Sunscreen, sunscreen, sunscreen

We’ve heard this a million times, but you really shouldn’t be shunning the SPF. The pain of a sunburn notwithstanding, unprotected sun exposure is especially bad during Ramadan as it stresses out already vulnerable skin. “If you are running errands in the morning, try to avoid the sun and walk in the shade whenever you can and, of course, always apply sunblock to your skin before you head out,” advises Treston.

The opposite of dehydration is hydration

Obviously, if you’re trying to look dewy and fresh, water should be as much a part of your skincare routine as it is part of your diet. “Load up on water and plenty of superfoods, so that you can get the maximum amount of vitamins and minerals into your body before the holy month starts.
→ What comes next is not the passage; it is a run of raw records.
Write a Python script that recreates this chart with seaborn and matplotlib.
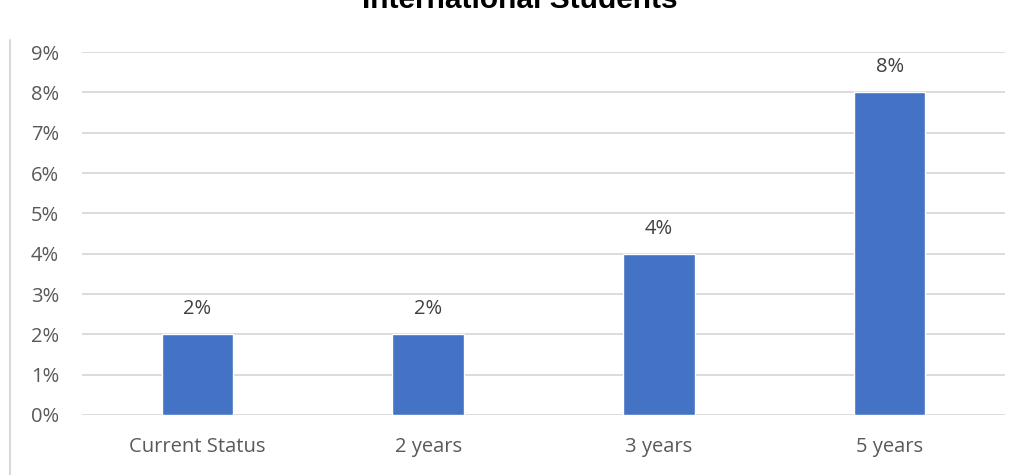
import matplotlib
matplotlib.use("Agg")
import matplotlib.pyplot as plt
from matplotlib.lines import Line2D
from matplotlib.ticker import PercentFormatter
import seaborn as sns
import pandas as pd

# Chart data
categories = ["Current Status", "2 years", "3 years", "5 years"]
shares = [0.02, 0.02, 0.04, 0.08]
bar_labels = ["2%", "2%", "4%", "8%"]
title = "International Students"

df = pd.DataFrame({"period": categories, "share": shares})

sns.set_theme(style="white")
plt.rcParams["font.family"] = ["Open Sans", "DejaVu Sans"]

fig = plt.figure(figsize=(10.21, 4.75), dpi=100)
ax = fig.add_axes([82 / 1021, 1 - 415 / 475, (1005 - 82) / 1021, (415 - 52) / 475])

sns.barplot(data=df, x="period", y="share", color="#4472C4", width=0.31,
            saturation=1, ax=ax, zorder=3)

ax.set_ylim(0, 0.09)
ax.set_yticks([i / 100 for i in range(10)])
ax.yaxis.set_major_formatter(PercentFormatter(1.0, decimals=0))
ax.grid(axis="y", color="#d9d9d9", linewidth=1.3, zorder=0)
ax.set_axisbelow(True)
for s in ax.spines.values():
    s.set_visible(False)
ax.tick_params(axis="both", length=0, labelsize=14.5, labelcolor="#595959")
ax.tick_params(axis="y", pad=16.5)
ax.tick_params(axis="x", pad=16)
ax.set_xlabel("")
ax.set_ylabel("")

for patch, lab in zip(ax.patches, bar_labels):
    ax.annotate(lab, (patch.get_x() + patch.get_width() / 2, patch.get_height()),
                xytext=(0, 14.4), textcoords="offset points", ha="center", va="baseline",
                fontsize=14.5, color="#404040")

fig.text(520 / 1021, 1 - 7.5 / 475, title, ha="center", va="baseline",
         fontsize=21.5, fontweight="bold", family="Liberation Sans", color="#000000")

fig.add_artist(Line2D([10 / 1021, 10 / 1021], [0, 1 - 40 / 475],
                      transform=fig.transFigure, color="#d9d9d9", linewidth=1.5))

fig.savefig("out.png", dpi=100, facecolor="white")
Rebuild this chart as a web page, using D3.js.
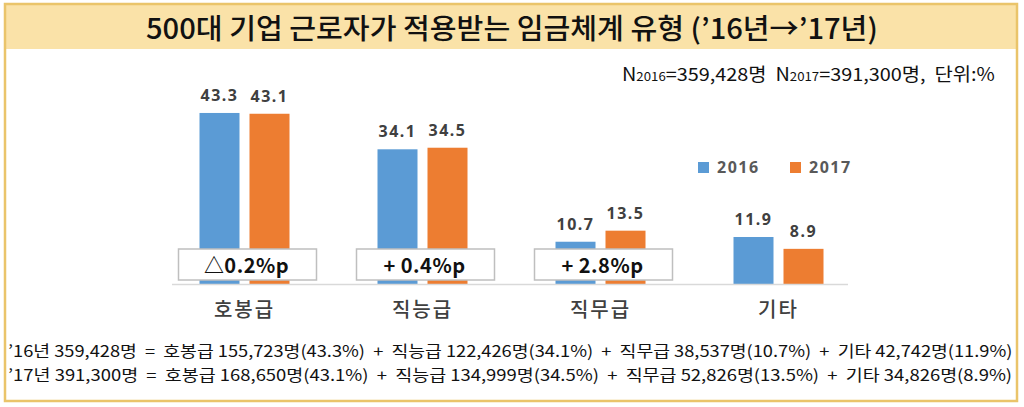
<!DOCTYPE html>
<html><head><meta charset="utf-8">
<script src="https://cdn.jsdelivr.net/npm/d3@7"></script>
<style>
html,body{margin:0;padding:0;background:#fff;}
svg text{white-space:pre;}
</style></head>
<body>
<svg id="chart" width="1024" height="407"></svg>
<script>
const categories = ["호봉급", "직능급", "직무급", "기타"];
const years = ["2016", "2017"];
const values2016 = [43.3, 34.1, 10.7, 11.9];
const values2017 = [43.1, 34.5, 13.5, 8.9];
const deltaLabels = ["△0.2%p", "+ 0.4%p", "+ 2.8%p", null];
const titleText = "500대 기업 근로자가 적용받는 임금체계 유형 (’16년→’17년)";
const footLines = [
  "’16년 359,428명  =  호봉급 155,723명(43.3%)  +  직능급 122,426명(34.1%)  +  직무급 38,537명(10.7%)  +  기타 42,742명(11.9%)",
  "’17년 391,300명  =  호봉급 168,650명(43.1%)  +  직능급 134,999명(34.5%)  +  직무급 52,826명(13.5%)  +  기타 34,826명(8.9%)"
];
const colors = {"2016": "#5b9bd5", "2017": "#ed7d31"};

const svg = d3.select("#chart");
const KR = "'Noto Sans CJK KR','Noto Sans',sans-serif";

// frame + title band
svg.append("rect").attr("x",5).attr("y",4).attr("width",1012).attr("height",45).attr("fill","#fae2a8");
svg.append("rect").attr("x",5).attr("y",4).attr("width",1012).attr("height",397)
  .attr("fill","none").attr("stroke","#eac46a").attr("stroke-width",2.5);

function fit(t, x, y, target, anchor) {
  const w = t.node().getBBox().width;
  const s = target / w;
  let tx = x;
  if (anchor === "middle") tx = x - target/2;
  if (anchor === "end") tx = x - target;
  t.attr("transform", `translate(${tx},${y}) scale(${s},1)`);
}

// title
const title = svg.append("text").attr("x",0).attr("y",0)
  .attr("font-family",KR).attr("font-size",28).attr("font-weight",500).attr("fill","#111")
  .text(titleText);
fit(title, 512, 39, 732, "middle");

// N line
const nl = svg.append("text").attr("x",0).attr("y",0).attr("font-family",KR)
  .attr("font-size",18).attr("fill","#111");
nl.append("tspan").text("N");
nl.append("tspan").attr("font-size",12).text("2016");
nl.append("tspan").text("=359,428명  N");
nl.append("tspan").attr("font-size",12).text("2017");
nl.append("tspan").text("=391,300명,  단위:%");
fit(nl, 995, 81, 373, "end");

// scales
const y = d3.scaleLinear().domain([0, 50]).range([284, 284 - 50*3.95]);
const x0 = d3.scaleBand().domain(categories).range([155.5, 867.5]);
const x1 = d3.scaleBand().domain(years).range([0, 90]).paddingInner(0.2);

const data = categories.map((c,i) => ({cat:c, vals:[{year:"2016", v:values2016[i]},{year:"2017", v:values2017[i]}], delta: deltaLabels[i]}));

const g = svg.append("g").selectAll("g").data(data).join("g")
  .attr("transform", d => `translate(${x0(d.cat) + x0.bandwidth()/2 - 45},0)`);

g.selectAll("rect").data(d => d.vals).join("rect")
  .attr("x", d => x1(d.year)).attr("width", x1.bandwidth())
  .attr("y", d => y(d.v)).attr("height", d => y(0) - y(d.v))
  .attr("fill", d => colors[d.year]);

g.selectAll("text.val").data(d => d.vals).join("text").attr("class","val")
  .attr("x", d => x1(d.year) + x1.bandwidth()/2).attr("y", d => y(d.v) - 12)
  .attr("text-anchor","middle").attr("font-family","'Noto Sans',sans-serif")
  .attr("font-weight",700).attr("font-size",16).attr("letter-spacing",1.5).attr("fill","#404040")
  .text(d => d.v.toFixed(1));

// baseline
svg.append("line").attr("x1",172).attr("x2",848).attr("y1",y(0)+0.5).attr("y2",y(0)+0.5)
  .attr("stroke","#d9d9d9").attr("stroke-width",1.5);

// category axis labels
const ax = svg.append("g").attr("transform",`translate(0,${y(0)})`)
  .call(d3.axisBottom(x0).tickSize(0).tickPadding(19));
ax.select(".domain").remove();
ax.selectAll("text").attr("font-family",KR).attr("font-size",20).attr("font-weight",500)
  .attr("letter-spacing",2).attr("fill","#404040");

// delta boxes
const dg = g.filter(d => d.delta);
dg.append("rect").attr("x", -21).attr("y", 249).attr("width",138).attr("height",31)
  .attr("fill","#fff").attr("stroke","#bfbfbf").attr("stroke-width",1.5);
dg.append("text").attr("x",47).attr("y",273).attr("text-anchor","middle")
  .attr("font-family","'Noto Sans CJK KR','Noto Sans',sans-serif").attr("font-weight",700)
  .attr("font-size",20).attr("letter-spacing",0.5).attr("fill","#111").text(d => d.delta);

// legend
const lg = svg.append("g").selectAll("g").data(years).join("g")
  .attr("transform",(d,i)=>`translate(${698 + i*92},162)`);
lg.append("rect").attr("width",11).attr("height",11).attr("fill",d=>colors[d]);
lg.append("text").attr("x",19).attr("y",11).attr("font-family","'Noto Sans',sans-serif")
  .attr("font-weight",700).attr("font-size",16).attr("letter-spacing",1.5).attr("fill","#595959").text(d=>d);

// footnotes
footLines.forEach((s,i) => {
  const t = svg.append("text").attr("x",0).attr("y",0).attr("font-family",KR)
    .attr("font-size",16).attr("fill","#111").text(s);
  fit(t, 8, 357 + i*23.5, 1005, "start");
});
</script>
</body></html>
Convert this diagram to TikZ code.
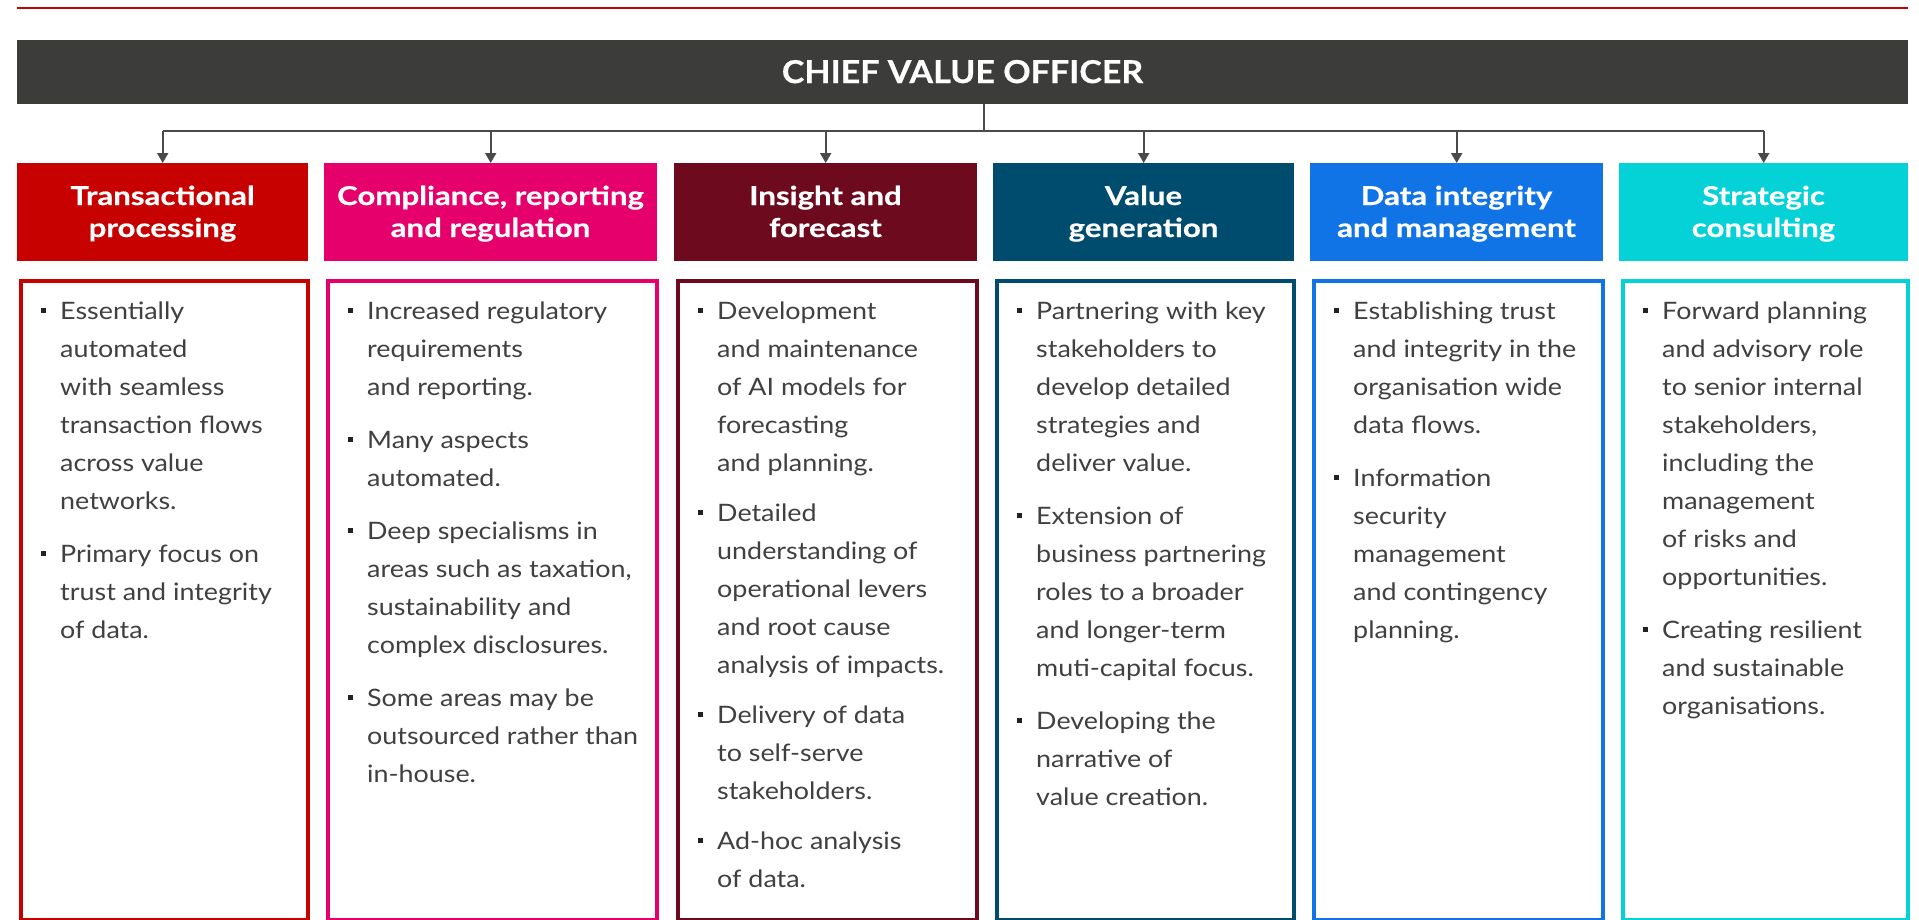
\documentclass[tikz,border=0pt]{standalone}
\usepackage{fontspec}
\setmainfont{Lato}[FakeStretch=1.12]
\newfontfamily\hfont{Lato}[FakeStretch=1.2, BoldFeatures={FakeBold=0.5}]
\newfontfamily\tfont{Lato}[FakeStretch=1.08, BoldFeatures={FakeBold=0.5}]
\usetikzlibrary{arrows.meta}
\definecolor{cA}{HTML}{C70000}
\definecolor{cB}{HTML}{E5006B}
\definecolor{cC}{HTML}{6D0A1E}
\definecolor{cD}{HTML}{004C6F}
\definecolor{cE}{HTML}{1174E6}
\definecolor{cF}{HTML}{04D2D7}
\definecolor{hdrcol}{HTML}{3C3C3B}
\definecolor{txtcol}{HTML}{404040}
\definecolor{bulcol}{HTML}{222222}
\definecolor{conncol}{HTML}{4A4A4A}
\newcommand\bul{\leavevmode\llap{\textcolor{bulcol}{\rule[6pt]{5.5pt}{5.5pt}}\hspace{14pt}}}
\newcommand\btext[2]{\parbox[t]{#1}{\raggedright\fontsize{24}{38}\selectfont #2}}
\newcommand\htext[2]{\parbox[t]{#1}{\centering\hfont\fontsize{26}{32}\selectfont\bfseries #2}}
\tikzset{
  x=1pt, y=-1pt,
  headbox/.style={fill=#1, draw=none, inner sep=0, anchor=north west, minimum height=98pt},
  bodybox/.style={draw=#1, line width=4pt, inner sep=0, anchor=north west, minimum height=639pt},
  conn/.style={draw=conncol, line width=2pt},
  arr/.style={conn, -{Triangle[width=11pt,length=10pt]}},
  headtxt/.style={text=white, anchor=base, inner sep=0},
  bodytxt/.style={text=txtcol, anchor=base west, inner sep=0},
  redrule/.style={draw=cA, line width=2.5pt}
}
\begin{document}
\begin{tikzpicture}
\useasboundingbox (0,0) rectangle (1919,919);
\fill[white] (0,0) rectangle (1919,919);
% top rule
\coordinate (rl) at (17,8);
\coordinate (rr) at (1908,8);
\draw[redrule] (rl) -- (rr);
% header
\node[fill=hdrcol, inner sep=0, anchor=north west, minimum width=1891pt, minimum height=64pt] (hdr) at (17,40) {};
\node[text=white, anchor=base, inner sep=0, font=\tfont\fontsize{31.5}{36}\selectfont\bfseries] (hdrtxt) at (962.5,83) {CHIEF VALUE OFFICER};
% coloured heads
\node[headbox=cA, minimum width=291pt] (h1) at (17,163) {};
\node[headbox=cB, minimum width=333pt] (h2) at (324,163) {};
\node[headbox=cC, minimum width=303pt] (h3) at (674,163) {};
\node[headbox=cD, minimum width=301pt] (h4) at (993,163) {};
\node[headbox=cE, minimum width=293pt] (h5) at (1310,163) {};
\node[headbox=cF, minimum width=289pt] (h6) at (1619,163) {};
\node[headtxt] (ht1) at (162.5,205) {\htext{285pt}{Transactional\\processing}};
\node[headtxt] (ht2) at (490.5,205) {\htext{330pt}{Compliance, reporting\\and regulation}};
\node[headtxt] (ht3) at (825.5,205) {\htext{295pt}{Insight and\\forecast}};
\node[headtxt] (ht4) at (1143.5,205) {\htext{295pt}{Value\\generation}};
\node[headtxt] (ht5) at (1456.5,205) {\htext{290pt}{Data integrity\\and management}};
\node[headtxt] (ht6) at (1763.5,205) {\htext{285pt}{Strategic\\consulting}};
% connectors
\coordinate (bus) at (0,131);
\coordinate (stem) at (984,0);
\draw[conn] (hdr.south -| stem) -- (stem |- bus);
\draw[conn] (h1.north |- bus) -- (h6.north |- bus);
\foreach \i in {1,...,6} \draw[arr] (h\i.north |- bus) -- (h\i.north);
% body boxes
\node[bodybox=cA, minimum width=287pt] (b1) at (19,279) {};
\node[bodybox=cB, minimum width=329pt] (b2) at (326,279) {};
\node[bodybox=cC, minimum width=299pt] (b3) at (676,279) {};
\node[bodybox=cD, minimum width=297pt] (b4) at (995,279) {};
\node[bodybox=cE, minimum width=289pt] (b5) at (1312,279) {};
\node[bodybox=cF, minimum width=285pt] (b6) at (1621,279) {};
% body texts
\node[bodytxt] (t1) at (60,319) {\btext{245pt}{%
\bul Essentially\\automated\\with seamless\\transaction flows\\across value\\networks.\\[15pt]
\bul Primary focus on\\trust and integrity\\of data.}};
\node[bodytxt] (t2) at (367,319) {\btext{285pt}{%
\bul Increased regulatory\\requirements\\and reporting.\\[15pt]
\bul Many aspects\\automated.\\[15pt]
\bul Deep specialisms in\\areas such as taxation,\\sustainability and\\complex disclosures.\\[15pt]
\bul Some areas may be\\outsourced rather than\\in-house.}};
\node[bodytxt] (t3) at (717,319) {\btext{255pt}{%
\bul Development\\and maintenance\\of AI models for\\forecasting\\and planning.\\[12pt]
\bul Detailed\\understanding of\\operational levers\\and root cause\\analysis of impacts.\\[12pt]
\bul Delivery of data\\to self-serve\\stakeholders.\\[12pt]
\bul Ad-hoc analysis\\of data.}};
\node[bodytxt] (t4) at (1036,319) {\btext{255pt}{%
\bul Partnering with key\\stakeholders to\\develop detailed\\strategies and\\deliver value.\\[15pt]
\bul Extension of\\business partnering\\roles to a broader\\and longer-term\\muti-capital focus.\\[15pt]
\bul Developing the\\narrative of\\value creation.}};
\node[bodytxt] (t5) at (1353,319) {\btext{245pt}{%
\bul Establishing trust\\and integrity in the\\organisation wide\\data flows.\\[15pt]
\bul Information\\security\\management\\and contingency\\planning.}};
\node[bodytxt] (t6) at (1662,319) {\btext{242pt}{%
\bul Forward planning\\and advisory role\\to senior internal\\stakeholders,\\including the\\management\\of risks and\\opportunities.\\[15pt]
\bul Creating resilient\\and sustainable\\organisations.}};
\end{tikzpicture}
\end{document}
This will give your skin the best possible chance to survive the fasting period without compromising too much on how it looks,” Treston advises.

You shouldn’t just be chugging water- make sure you get the hydration you really need by incorporating it into your diet with water-rich foods like tomatoes and cucumbers. “Prior to Ramadan – aside from drinking pure, clean water – ensure you get organic hydration from fresh fruits and vegetables, too, as this will ensure toxins are flushed out,” Aislinn Koehein, a facialist at Pastels Salon in Jumeirah, said to Savoir Flair.

Load up on the moisturizers

Sometimes, even the most avid water drinkers will experience a dry patch or two during Ramadan. When internal hydration isn’t enough, Treston suggests turning to something a bit more topical. “To take care of your skin in the run-up to Ramadan and during the month, you shouldn’t neglect it. After washing your face with lukewarm water, make sure to hydrate your skin as it has probably lost a lot of its moisture due to fasting.” If regular moisturizers just aren’t cutting it, Koehein suggests turning up the intensity on your skincare routine by adding an oil or getting a facial.

Eat smart

If nothing else, make sure you follow this tip. Jergens’ brand ambassador and skincare expert, Dr. Seema Tannous, advises fasting people on lifestyle blog Finding Beauty to include vegetables and fruits that are rich in vitamins A, B, and C into Iftar and Suhoor meals. These vitamins are nature’s skincare powerhouse and are known to fade dark spots and add a much-needed glow to the skin.

Fade dark circles with forty winks

The most common cause of dark circles? Not sleeping enough! Later than late meals and socializing often leaves people with puffy eyes and undereye circles. Tannous advises fasters to make sleep a priority this holy month.

“Ensure a proper night’s sleep – minimum 7 to 8 hours – to give your body adequate time to repair and rejuvenate during the night. During the day, use a light eye cream and try resting cool tea bags on your eyes to help soothe any dehydrated and sensitive skin around the eye area,” she says.